Quando Anton Cechov portò in scena per la prima volta Il gabbiano, nel 1895, fu un insuccesso clamoroso: l’attrice che impersonava Nina fu talmente intimidita dalla reazione del pubblico che perse la voce. Cechov abbandonò la platea e durante gli ultimi due atti rimase dietro le quinte.
Qualche anno dopo, nel 1898, Konstantin Stanislavskij (l’inventore del noto metodo di recitazione) e Vladimir Nemirovič Dančenko, fondatori del Teatro d’Arte a Mosca, misero in scena una nuova versione dell’opera: quella volta fu un trionfo. Oggi Il gabbiano è uno dei testi teatrali più noti del drammaturgo russo, e uno dei più rappresentati in assoluto.
“Gabbiano” che andrà in scena al Piccolo Teatro di Milano, dal 12 al 24 gennaio, è l’adattamento dell’opera di Checov, con la regia di Carmelo Rifici, da luglio direttore della Scuola del Piccolo Teatro intitolata a Luca Ronconi. Gabbiano e non “Il gabbiano” come nell’opera di Checov, perché nell’intenzione del regista l’identificazione con uno dei personaggi non è scontata.
Quale dei personaggi è il gabbiano? Sarà lo spettatore a dirlo: se Trigorin, il famoso scrittore che si interroga sulla necessità o meno di scrivere o Nina una giovane ambiziosa che sogna il successo o ancora Arkadina una donna di successo che non sogna. Tutti personaggi che si specchiano in un lago che mostra la loro misera umanità, in un testo su un’umanità irrisolta, sulla società dello spettacolo, sulla ricchezza e sulla banalità della condizione intellettuale.
“Perché Gabbiano? – Si chiede il regista – È la domanda che continuo a pormi, alla quale non ho risposta. Intanto è un Classico e questo mi permette di lavorare sulla memoria di un testo che ho sempre amato, sul quale ho fatto centinaia di ipotesi, che ogni volta cambiano e si contraddicono. In secondo luogo mi viene da dire che Gabbiano parla di cose che tutti sanno: di rapporti familiari, di conflitti e di delusioni. “Čechov è talmente semplice che fa paura”, diceva Gor’kij. Gabbiano è un testo misterioso: ci mostra un’umanità, una famiglia che non riesce mai ad essere sincera e che, per riuscire a convivere, deve continuamente mentire e immaginarsi di essere qualcosa che non è.”

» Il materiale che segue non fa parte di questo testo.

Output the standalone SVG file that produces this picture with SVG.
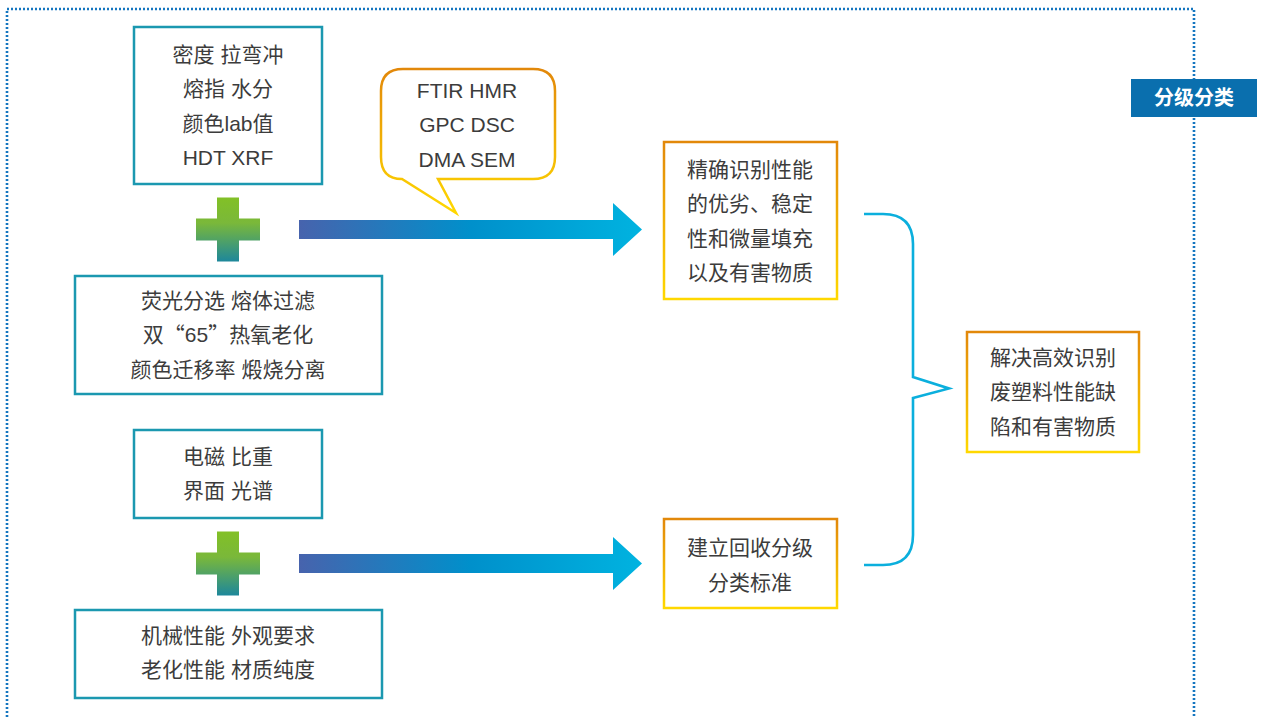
<svg xmlns="http://www.w3.org/2000/svg" width="1263" height="717" viewBox="0 0 1263 717">
<defs>
<style>
.t{font-family:"Liberation Sans","Noto Sans CJK SC",sans-serif;font-size:21px;fill:#3c3c3c;text-anchor:middle}
.q{font-family:"Noto Sans CJK SC",sans-serif;font-feature-settings:"fwid" 1}
.teal{fill:#fff;stroke:#1b98b0;stroke-width:2.5}
.org{fill:#fff;stroke:url(#og);stroke-width:2.5}
</style>
<linearGradient id="og" x1="0" y1="0" x2="0" y2="1">
<stop offset="0" stop-color="#e2880a"/><stop offset="1" stop-color="#ffd800"/>
</linearGradient>
<linearGradient id="pg" x1="0" y1="0" x2="0" y2="1">
<stop offset="0" stop-color="#82c026"/><stop offset="0.4" stop-color="#7ab83a"/><stop offset="1" stop-color="#1d879b"/>
</linearGradient>
<linearGradient id="ag" x1="0" y1="0" x2="1" y2="0">
<stop offset="0" stop-color="#4763ad"/><stop offset="0.5" stop-color="#0090cb"/><stop offset="1" stop-color="#00b3e0"/>
</linearGradient>
<path id="plus" d="M-11,-32 H11 V-11 H32 V11 H11 V32 H-11 V11 H-32 V-11 H-11 Z"/>
</defs>
<path d="M7,717 V9 H1194 V717" fill="none" stroke="#1476c0" stroke-width="2.6" stroke-dasharray="2 2"/>
<g id="label">
<rect x="1131" y="79" width="126" height="38" fill="#0a6fae"/>
<text x="1194" y="105" style="font-family:'Liberation Sans','Noto Sans CJK SC',sans-serif;font-size:20px;font-weight:bold;fill:#fff;text-anchor:middle">分级分类</text>
</g>
<g id="box1">
<rect class="teal" x="134" y="27" width="188" height="157"/>
<text class="t" x="228" y="61.5">密度 拉弯冲</text>
<text class="t" x="228" y="96">熔指 水分</text>
<text class="t" x="228" y="130.5">颜色lab值</text>
<text class="t" x="228" y="165">HDT XRF</text>
</g>
<g id="plus1"><use href="#plus" x="228" y="229.5" fill="url(#pg)"/></g>
<g id="box2">
<rect class="teal" x="75" y="276" width="307" height="118"/>
<text class="t" x="228" y="307.5">荧光分选 熔体过滤</text>
<text class="t" x="228" y="342">双<tspan class="q">“</tspan>65<tspan class="q">”</tspan>热氧老化</text>
<text class="t" x="228" y="376.5">颜色迁移率 煅烧分离</text>
</g>
<g id="box3">
<rect class="teal" x="134" y="430" width="188" height="88"/>
<text class="t" x="228" y="463.5">电磁 比重</text>
<text class="t" x="228" y="498">界面 光谱</text>
</g>
<g id="plus2"><use href="#plus" x="228" y="563.5" fill="url(#pg)"/></g>
<g id="box4">
<rect class="teal" x="75" y="610" width="307" height="88"/>
<text class="t" x="228" y="642.5">机械性能 外观要求</text>
<text class="t" x="228" y="677">老化性能 材质纯度</text>
</g>
<g id="bubble">
<path class="org" stroke-width="2" d="M403,69 H533 Q555,69 555,91 V157 Q555,179 533,179 H438 L456,213 L402,179 Q381,179 381,157 V91 Q381,69 403,69 Z"/>
<text class="t" x="467" y="97.5">FTIR HMR</text>
<text class="t" x="467" y="132">GPC DSC</text>
<text class="t" x="467" y="166.5">DMA SEM</text>
</g>
<g id="box5">
<rect class="org" x="664" y="142" width="173" height="157"/>
<text class="t" x="750" y="176.5">精确识别性能</text>
<text class="t" x="750" y="211">的优劣、稳定</text>
<text class="t" x="750" y="245.5">性和微量填充</text>
<text class="t" x="750" y="280">以及有害物质</text>
</g>
<g id="box6">
<rect class="org" x="664" y="519" width="173" height="89"/>
<text class="t" x="750" y="555">建立回收分级</text>
<text class="t" x="750" y="589.5">分类标准</text>
</g>
<g id="box7">
<rect class="org" x="967" y="332" width="172" height="120"/>
<text class="t" x="1053" y="364.5">解决高效识别</text>
<text class="t" x="1053" y="399">废塑料性能缺</text>
<text class="t" x="1053" y="433.5">陷和有害物质</text>
</g>
<g id="connectors">
<path d="M299,220 H613 V203 L642,229.5 L613,256 V239 H299 Z" fill="url(#ag)"/>
<path d="M299,554 H613 V537 L642,563.5 L613,590 V573 H299 Z" fill="url(#ag)"/>
<path d="M864,214 H883 Q913,214 913,244 V377 L949,388.5 L913,398 V535 Q913,565 883,565 H864" fill="none" stroke="#0bafdd" stroke-width="2.6"/>
</g>
</svg>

In Gabbiano tutti si rappresentano, anzi sono tutti ossessionati dalla rappresentazione. Si impegnano a vivere una vita che non è la loro. Non a caso i protagonisti sono attori, scrittori, registi, e l’umanità che gira intorno a loro, fatta di contadini, di lavoratori, non sogna altro che essere attori e scrittori. Ossessione della rappresentazione di sé. I personaggi recitano su un palcoscenico che si specchia in un lago che mostra a sua volta la loro misera umanità e l’incapacità di volare in alto. Il lago li attrae verso il basso.
Lo spettacolo, coprodotto dal LAC, dal Piccolo di Milano e dal Teatro Sociale di Bellinzona, si avvale della scenografia di Margherita Palli: “Lo spazio immateriale che mi ha proposto Carmelo Rifici era intrigante, creare una scenografia che ricorda/evoca i luoghi descritti nel testo senza cadere nel naturalistico , nel romantico. Un pavimento che racconta il lago, un sipario che evoca il teatro, un gabbiano, tanti gabbiani di carta unici elementi reali… si cammina ci si muove su passerelle che evocano i moli sul lago… un lago davanti al teatro”.
Il Gabbiano di Cechov
Regia Carmelo Rifici
Piccolo Teatro Studio Melato
12 – 24 gennaio 2016
Martedì, giovedì e sabato 19.30
Mercoledì e venerdì 20.30
Domenica 16, Lunedì riposo
Domenica 17 gennaio ore 16 e ore 20.30
Sabato 23 gennaio ore 15 e ore 19.30.